1. Sydney Sheldon (February 11, 1917 – January 30, 2007) - Genre: Fiction - Suspense,Thriller, Mystery
Must read: The Other Side of Midnight, Rage of Angels, Bloodline (better if you could read all his works.)
Very masterful in his style of gripping suspense, you'll keep on reading until you reach the last chapter. He could  definitely keep his readers where he wanted them to be, deeply burrowed in his book.
2. Anne Rice October 4, 1941 - Genre: Gothic Fiction - Supernatural, metaphysical
Must Read: The Vampire Chronicles, my favorites are Memnoch the Devil and  The Queen of the Damned.
Her works are not for the faint of heart. Her changing philosophy, convictions and views on faith, religion and morality may have you examine or even doubt your own.

3. Agatha Christie (15 September 1890 – 12 January 1976) - Genre: Fiction - Mystery, Crime, Suspense
 Must Read: Ten Little Indians
Her murder mystery writing style lets in her readers on the big question, "whodunit?" It allows them active participation making the twists more exciting.
4. Warren Adler (1929) - Genre: Fiction - Contemporary Life, Romance, Suspense
 Must Read: Fiona Fitzgerald Mysteries, War of the Roses
Mostly written contemporary novels that captured the human's complex and true nature on love, betrayal and hatred.

5. Saint Paul (c. AD 5 – c. AD 67) - Genre: Epistle - Religion
Must Read: Saint Paul is the only non fiction writer in my list of favorite authors. I am not yet through reading his work but I recommend his Letter to the Romans and Letter to the Corinthians.
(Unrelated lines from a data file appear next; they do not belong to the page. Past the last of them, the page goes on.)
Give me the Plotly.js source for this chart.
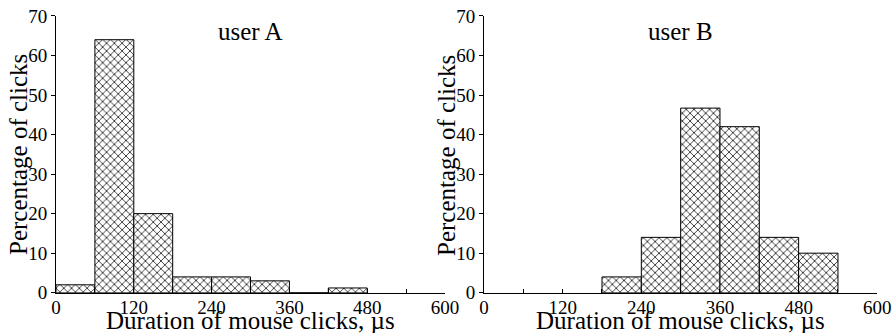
<!DOCTYPE html>
<html><head><meta charset="utf-8">
<script src="https://cdn.plot.ly/plotly-3.0.1.min.js"></script>
<style>html,body{margin:0;padding:0;background:#fff}#chart{width:896px;height:333px}</style>
</head><body><div id="chart"></div>
<script>
const binCentersA = [30, 90, 150, 210, 270, 330, 390, 450];
const valuesA = [2, 64, 20, 4, 4, 3, 0, 1.2];
const binCentersB = [210, 270, 330, 390, 450, 510];
const valuesB = [4, 14, 46.7, 42, 14, 10];
const binWidth = 60;
const xTickVals = [0, 60, 120, 180, 240, 300, 360, 420, 480, 540, 600];
const xTickText = ['0', '', '120', '', '240', '', '360', '', '480', '', '600'];
const yTickVals = [0, 10, 20, 30, 40, 50, 60, 70];
const titles = ['user A', 'user B'];
const xTitle = 'Duration of mouse clicks, µs';
const yTitle = 'Percentage of clicks';

const FONT = "Liberation Serif";
function barTrace(x, y, xa, ya) {
  return {
    type: 'bar', x: x, y: y, width: binWidth, xaxis: xa, yaxis: ya,
    marker: {color: 'white', line: {color: 'black', width: 1},
      pattern: {shape: 'x', size: 5.5, solidity: 0.25, fgcolor: 'black', bgcolor: 'white'}},
    showlegend: false, hoverinfo: 'x+y'
  };
}
const data = [barTrace(binCentersA, valuesA, 'x', 'y'), barTrace(binCentersB, valuesB, 'x2', 'y2')];
function xax(dom, anchor) {
  return {domain: dom, anchor: anchor, range: [0, 600], showgrid: false, zeroline: false,
    showline: true, linecolor: 'black', linewidth: 1, ticks: 'inside', ticklen: 4, tickcolor: 'black',
    tickmode: 'array', tickvals: xTickVals, ticktext: xTickText, ticklabelstandoff: -3,
    tickfont: {family: FONT, size: 19, color: 'black'}, fixedrange: true};
}
function yax(anchor) {
  return {domain: [0.121, 0.952], anchor: anchor, range: [0, 70], showgrid: false, zeroline: false,
    showline: true, linecolor: 'black', linewidth: 1, ticks: 'outside', ticklen: 4, tickcolor: 'black',
    tickmode: 'array', tickvals: yTickVals,
    tickfont: {family: FONT, size: 19, color: 'black'}, fixedrange: true};
}
const dA = [56/896, 445/896], dB = [484/896, 877.3/896];
const ann = [];
[[dA, 'x', 'y'], [dB, 'x2', 'y2']].forEach((d, i) => {
  const cx = (d[0][0] + d[0][1]) / 2;
  ann.push({text: titles[i], xref: 'paper', yref: 'paper', x: cx, y: 1 - 31/333, yanchor: 'middle', xanchor: 'center',
    showarrow: false, font: {family: FONT, size: 25, color: 'black'}});
  ann.push({text: xTitle, xref: 'paper', yref: 'paper', x: cx, y: 1 - 320/333, yanchor: 'middle', xanchor: 'center',
    showarrow: false, font: {family: FONT, size: 25, color: 'black'}});
  ann.push({text: yTitle, xref: 'paper', yref: 'paper', x: d[0][0] - 38/896, y: 1 - 155/333, yanchor: 'middle', xanchor: 'center',
    textangle: -90, showarrow: false, font: {family: FONT, size: 25, color: 'black'}});
});
const layout = {
  width: 896, height: 333, margin: {l: 0, r: 0, t: 0, b: 0},
  paper_bgcolor: 'white', plot_bgcolor: 'white', bargap: 0,
  xaxis: xax(dA, 'y'), yaxis: yax('x'), xaxis2: xax(dB, 'y2'), yaxis2: yax('x2'),
  annotations: ann, font: {family: FONT, color: 'black'}
};
Plotly.newPlot('chart', data, layout, {displayModeBar: false, staticPlot: true});
</script></body></html>
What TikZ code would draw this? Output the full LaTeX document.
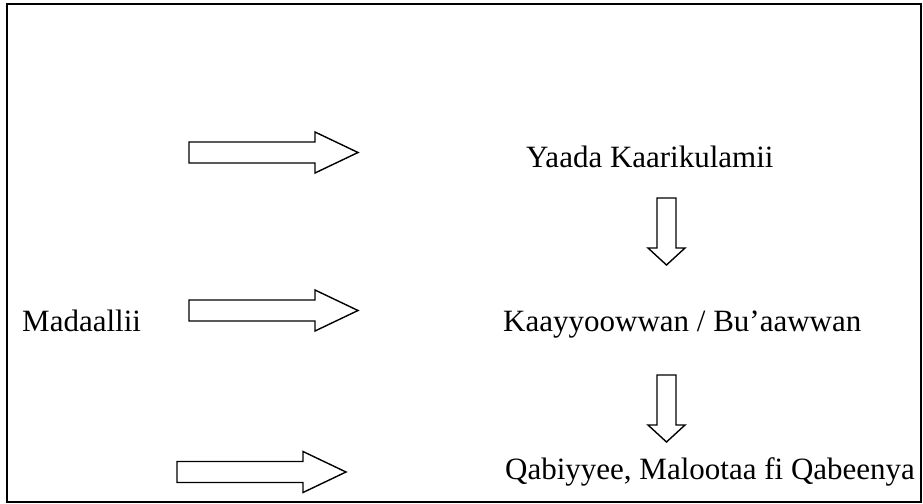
\documentclass[tikz,border=0pt]{standalone}
\usepackage{fontspec}
\setmainfont{Liberation Serif}

% block arrow pointing right, from its left end at (#1,#2)
\newcommand{\rblock}[2]{%
  \draw[blockline] (#1,#2-10.5) -- ++(126,0) -- ++(0,-10) -- ++(43,20.5)
    -- ++(-43,20.5) -- ++(0,-10) -- ++(-126,0) -- cycle;}
% block arrow pointing down, from the top of its shaft at (#1,#2)
\newcommand{\dblock}[3]{%
  \draw[blockline] (#1-9.5,#2) -- (#1-9.5,#3-17) -- (#1-18.5,#3-17) -- (#1,#3)
    -- (#1+18.5,#3-17) -- (#1+9.5,#3-17) -- (#1+9.5,#2) -- cycle;}

\begin{document}
\begin{tikzpicture}[x=1pt,y=-1pt,
  blockline/.style={line width=1.4pt, line join=miter},
  txt/.style={anchor=base west, inner sep=0pt, font=\fontsize{31}{36}\selectfont}]
\useasboundingbox (0,0) rectangle (923,503);

\draw[line width=1.6pt] (7,4) rectangle (921,502);

\node[txt] (yaada) at (526,167) {Yaada Kaarikulamii};
\node[txt] (kaayyoo) at (503,331) {Kaayyoowwan / Bu’aawwan};
\node[txt] (madaallii) at (22,331) {Madaallii};
\node[txt] (qabiyyee) at (505,479) {Qabiyyee, Malootaa fi Qabeenya};

\rblock{189}{152.5}
\rblock{189}{310.5}
\rblock{177}{472}

\dblock{666.5}{198}{265}
\dblock{666.5}{375}{442}

\end{tikzpicture}
\end{document}
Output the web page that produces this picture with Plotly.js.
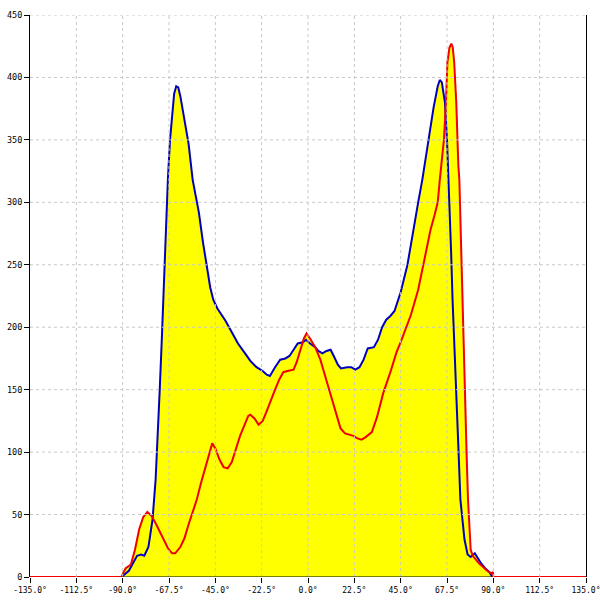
<!DOCTYPE html>
<html>
<head>
<meta charset="utf-8">
<script src="https://cdn.plot.ly/plotly-3.0.1.min.js"></script>
<style>html,body{margin:0;padding:0;background:#fff;}#chart{width:600px;height:600px;}</style>
</head>
<body>
<div id="chart"></div>
<script>
// Blue series (angle in degrees, value)
var blueX = [-90.5,-89,-87,-85,-83,-81,-79.5,-77.5,-75.5,-74,-73,-72,-71,-70,-69,-68,-67,-66,-65,-64,-63,-62,-60,-58,-56,-53,-51,-49.3,-47.5,-46,-44,-42,-40,-37,-34,-31,-28,-25,-22,-20,-18.5,-16,-13.5,-11,-9,-7,-5,-2.5,-1,1,3.5,5,7,9,11,12.5,14.5,16,19,21,23,25,27,29,32,34,36,38,40,42,45,48.3,51,53.5,55.5,58.5,61,63,64,65,66.5,67.5,68.3,69.5,70.2,71.3,72.3,73,74,75,76,77.5,79,81,82.5,84,86,88,89.6];
var blueY = [0,2,5,11,17,18,17,24,46,78,110,150,190,235,280,320,350,372,387,393,392,385,366,347,318,292,268,250,232,222,215,210,205,196,187,180,173,168,165,162,161,168,174,175,177,182,187,188,190,187,184,181,179,181,182,177,170,167,168,168,166,168,174,183,184,190,200,206,209,213,228,250,277,300,318,350,376,393,398,396,380,350,318,260,222,180,142,105,62,45,30,18,16,19,15,11,7,4,0];

// Red series (angle in degrees, value)
var redX = [-135,-90.5,-89.5,-88.5,-86,-84,-82,-80,-78,-76,-74,-72,-70,-68,-66,-64.5,-62,-60,-58,-56,-54,-52,-50,-48,-46.5,-45,-43,-41,-39,-37,-35,-33,-31,-29,-28,-26,-24,-22,-20,-18,-16,-14,-12,-10,-7,-5.5,-4,-2,-0.7,1,3.5,6,8.5,11,13.3,15.8,18,20,22,24,26,28,31,33.5,36.5,40,43,45,47.3,50,53.5,56,58,59.5,61.5,63,64,65,66,67,67.7,68.7,69.6,70.3,71,72,72.5,73,73.5,74.5,75,75.6,76.2,77,77.7,78.5,79,80,81.3,83,85,87,89,89.8,90,135];
var redY = [0,0,4,7,10,22,38,48,52,49,43,36,29,23,19,19,24,31,42,52,62,75,87,100,107,103,94,88,87,92,103,113,121,129,130,127,122,125,133,142,150,158,164,165,166,172,180,191,195,191,184,174,160,146,131,119,115,114,113,111,110,112,116,128,147,164,180,188,198,210,230,250,265,278,290,300,318,335,350,380,412,424,427,424,412,380,350,330,318,250,222,180,140,100,62,40,22,17,14,11,8,5,3,4,0,0];

// Axis ticks
var xTickVals = [-135,-112.5,-90,-67.5,-45,-22.5,0,22.5,45,67.5,90,112.5,135];
var xTickText = xTickVals.map(function(v){return v.toFixed(1)+'\u00b0';});
var yTickVals = [0,50,100,150,200,250,300,350,400,450];

var yellow = '#ffff00';
var blueCol = 'rgb(0,0,190)';
var redCol = 'rgb(240,0,0)';

var traces = [
  {x: blueX, y: blueY, type:'scatter', mode:'lines', fill:'tozeroy', fillcolor: yellow, line:{width:0, color: yellow}, hoverinfo:'skip'},
  {x: redX, y: redY, type:'scatter', mode:'lines', fill:'tozeroy', fillcolor: yellow, line:{width:0, color: yellow}, hoverinfo:'skip'},
  {x: blueX, y: blueY, type:'scatter', mode:'lines', line:{width:2, color: blueCol}},
  {x: redX, y: redY, type:'scatter', mode:'lines', line:{width:2, color: redCol}}
];

var shapes = [];
var gridStyle = {color:'#c8c8c8', width:1, dash:'3px,3px'};
xTickVals.forEach(function(v, i){
  if (i === 0 || i === xTickVals.length-1) return;
  shapes.push({type:'line', layer:'above', xref:'x', yref:'paper', x0:v, x1:v, y0:0, y1:1, line:gridStyle});
});
yTickVals.forEach(function(v){
  if (v === 0) return;
  shapes.push({type:'line', layer:'above', xref:'paper', yref:'y', x0:0, x1:1, y0:v, y1:v, line:gridStyle});
});
// x axis baseline under the filled area (from the data extent)
shapes.push({type:'line', layer:'above', xref:'x', yref:'y', x0: blueX[0], x1: blueX[blueX.length-1], y0:0, y1:0, line:{color:'#000', width:1}});

var tickFont = {family:'DejaVu Sans Mono, monospace', size:8, color:'#000'};

var layout = {
  width:600, height:600,
  margin:{l:30, r:14, t:15, b:23, pad:0},
  paper_bgcolor:'#fff', plot_bgcolor:'#fff',
  showlegend:false,
  xaxis:{range:[-135,135], tickmode:'array', tickvals:xTickVals, ticktext:xTickText,
         showgrid:false, zeroline:false, showline:false, ticklabeloverflow:'allow',
         ticks:'outside', ticklen:5, tickcolor:'#000', tickwidth:1, tickfont:tickFont, fixedrange:true},
  yaxis:{range:[0,450], tickmode:'array', tickvals:yTickVals,
         showgrid:false, zeroline:false, showline:true, linecolor:'#000', linewidth:1, mirror:true,
         ticks:'outside', ticklen:5, tickcolor:'#000', tickwidth:1, tickfont:{family:'DejaVu Sans Mono, monospace', size:8.5, color:'#000'}, fixedrange:true},
  shapes: shapes,
  hovermode:false
};

Plotly.newPlot('chart', traces, layout, {staticPlot:true, displayModeBar:false});
</script>
</body>
</html>
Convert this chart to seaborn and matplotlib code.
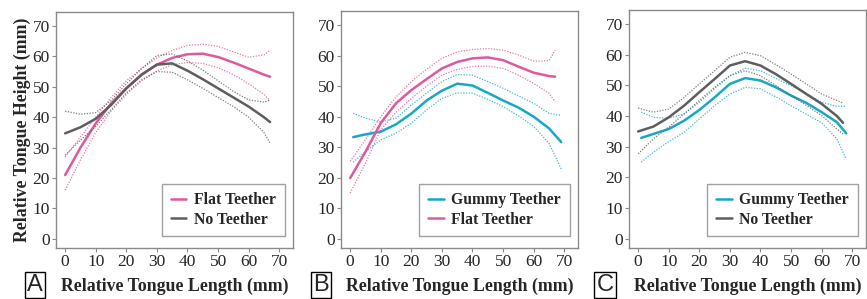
import numpy as np
import pandas as pd
import matplotlib
matplotlib.use("Agg")
import matplotlib.pyplot as plt
import seaborn as sns

# ---------------- data ----------------
x_std = [0, 5, 10, 15, 20, 25, 30, 35, 40, 45, 50, 55, 60, 65, 67]

# Panel A
flat_a = [21, 30, 38, 44.5, 49.5, 54, 57.3, 59.5, 60.7, 60.9, 59.8, 58, 56, 54, 53.3]
flat_a_hi = [27, 33.5, 40, 46.5, 52, 56, 59.5, 62, 63.6, 64, 63.3, 61.5, 59.7, 60.5, 62]
flat_a_lo = [16, 26, 35, 42, 47.5, 52, 55.2, 57.3, 58, 57.7, 56.3, 54, 51, 47.5, 45.5]
none_a = [34.7, 36.7, 39.5, 44, 49.5, 54, 57.3, 57.7, 55.3, 52.5, 49.5, 46.5, 43.5, 40, 38.4]
none_a_hi = [42, 41, 41.5, 45.5, 51, 56, 60.3, 60.8, 58.5, 55.5, 52, 48.5, 45.7, 45, 45.6]
none_a_lo = [27.5, 32.5, 37, 42.5, 48, 52.3, 55, 54.8, 52.3, 49.5, 46.5, 43.5, 40, 35, 31.5]

# Panel B
x_gummy_b = [1, 5, 10, 15, 20, 25, 30, 35, 40, 45, 50, 55, 60, 65, 69]
gummy_b = [33.3, 34.2, 35.1, 37.5, 41, 45.3, 48.5, 50.8, 50.2, 47.8, 45.3, 43, 40, 36.2, 31.7]
gummy_b_hi = [41.1, 39.5, 38.3, 39.5, 43.8, 47.7, 51.5, 53.8, 53.6, 51.5, 49.3, 46.8, 44.4, 41.1, 40.4]
gummy_b_lo = [25.1, 28.6, 32.4, 34.6, 37.9, 42.2, 46, 47.8, 47.7, 45.7, 43.3, 40.3, 36.8, 31.3, 22.9]
flat_b = [19.9, 28.5, 37.9, 44.4, 48.7, 52.3, 55.8, 57.9, 59.1, 59.4, 58.5, 56.4, 54.4, 53.3, 53.1]
flat_b_hi = [25.4, 32.5, 40, 46.5, 51.5, 55.5, 59.1, 61.2, 62, 62.3, 61.8, 60.2, 58.2, 58.3, 61.8]
flat_b_lo = [15, 24.8, 35.7, 41.5, 46, 50, 53.6, 55.5, 56.4, 56.6, 55.8, 53.6, 50.9, 47.7, 44.9]

# Panel C
x_gummy_c = [1, 5, 10, 15, 20, 25, 30, 35, 40, 45, 50, 55, 60, 65, 68]
gummy_c = [32.9, 34.2, 35.8, 38.5, 42, 46.1, 50.5, 52.4, 51.6, 49.4, 46.7, 44.3, 41.3, 38, 34.4]
gummy_c_hi = [41.3, 39.6, 39.3, 40.7, 44.5, 48.9, 53.2, 55.6, 54.8, 52.3, 49.9, 47.4, 44.5, 43.2, 43.2]
gummy_c_lo = [25, 28.2, 31.7, 34.7, 39.1, 43.4, 47.2, 49.4, 48.9, 46.3, 43.4, 40.6, 37.8, 32.6, 26.1]
none_c = [35, 36.6, 39.6, 43.4, 47.8, 52.1, 56.5, 57.9, 56.5, 53.7, 50.5, 47.2, 44, 40, 37.8]
none_c_hi = [42.6, 41.3, 42.3, 46.1, 50.5, 54.8, 59.2, 60.8, 59.7, 56.8, 53.7, 50.5, 47.2, 45.1, 44.3]
none_c_lo = [27.7, 32.6, 36.4, 40.7, 45.1, 49.4, 53.2, 54.8, 53.2, 50, 46.7, 43.5, 40.2, 35.8, 34.2]

ticks = [0, 10, 20, 30, 40, 50, 60, 70]
colors = {"Flat Teether": "#e0589e", "No Teether": "#5e5e5e", "Gummy Teether": "#17a8c6"}

# ---------------- style ----------------
sns.set_style("white")
plt.rcParams["font.family"] = ["Liberation Serif", "DejaVu Serif"]

fig = plt.figure(figsize=(8.67, 2.99), dpi=100)
W, H = 867, 299


def add_ax(left, right, top=12, bottom=248):
    return fig.add_axes([left / W, 1 - bottom / H, (right - left) / W, (bottom - top) / H])


def draw_series(ax, x, mean, hi, lo, name):
    c = colors[name]
    sns.lineplot(x=x, y=hi, ax=ax, color=c, lw=0.9, ls=(0, (1, 1.2)), alpha=0.8, sort=False)
    sns.lineplot(x=x, y=lo, ax=ax, color=c, lw=0.9, ls=(0, (1, 1.2)), alpha=0.8, sort=False)
    sns.lineplot(x=x, y=mean, ax=ax, color=c, lw=1.8, label=name, sort=False)


def style_ax(ax, first):
    ax.set_xlim(-3, 74.5)
    ax.set_ylim(-3, 74.6)
    ax.set_xticks(ticks)
    ax.set_yticks(ticks)
    for s in ax.spines.values():
        s.set_color("#8a8a8a")
        s.set_linewidth(1.0)
    ax.tick_params(axis="both", direction="out", length=3, width=0.8, color="#8a8a8a",
                   labelsize=12.5, pad=1.5, left=True, bottom=True)
    ax.set_xlabel("Relative Tongue Length (mm)", fontsize=12.8, fontweight="bold", labelpad=5)
    if first:
        ax.set_ylabel("Relative Tongue Height (mm)", fontsize=12.8, fontweight="bold", labelpad=1)
    else:
        ax.set_ylabel("")
    leg = ax.legend(loc="lower right", frameon=True, fancybox=False,
                    prop={"weight": "bold", "size": 11.3}, handlelength=1.0,
                    borderpad=0.55, labelspacing=0.2, handletextpad=0.5,
                    borderaxespad=0.3, bbox_to_anchor=(0.985, 0.03))
    leg.get_frame().set_edgecolor("#8a8a8a")
    leg.get_frame().set_linewidth(1.0)


# Panel A
ax_a = add_ax(56, 293)
draw_series(ax_a, x_std, flat_a, flat_a_hi, flat_a_lo, "Flat Teether")
draw_series(ax_a, x_std, none_a, none_a_hi, none_a_lo, "No Teether")
style_ax(ax_a, True)

# Panel B
ax_b = add_ax(341, 578, top=11)
draw_series(ax_b, x_gummy_b, gummy_b, gummy_b_hi, gummy_b_lo, "Gummy Teether")
draw_series(ax_b, x_std, flat_b, flat_b_hi, flat_b_lo, "Flat Teether")
style_ax(ax_b, False)

# Panel C
ax_c = add_ax(629, 866, top=10)
draw_series(ax_c, x_gummy_c, gummy_c, gummy_c_hi, gummy_c_lo, "Gummy Teether")
draw_series(ax_c, x_std, none_c, none_c_hi, none_c_lo, "No Teether")
style_ax(ax_c, False)

# panel letters
for letter, xpix in [("A", 35), ("B", 321), ("C", 605)]:
    fig.text(xpix / W, 1 - 285 / H, letter, fontsize=17, family="Liberation Sans",
             ha="center", va="center",
             bbox=dict(boxstyle="square,pad=0.1", fc="white", ec="black", lw=1.0))

fig.savefig("out.png", dpi=100)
Readers of the modern  21st Century, especially women,  may be aghast with his epistles pertaining to their roles in the Church as compared to men. However, it should be considered that the prevailing social norms during the era these letters were written were very much different. Nonetheless, the distinctive Pauline style of writing raised disputes on the authorship's authenticity of at least 7 of the 14 epistles attributed to him.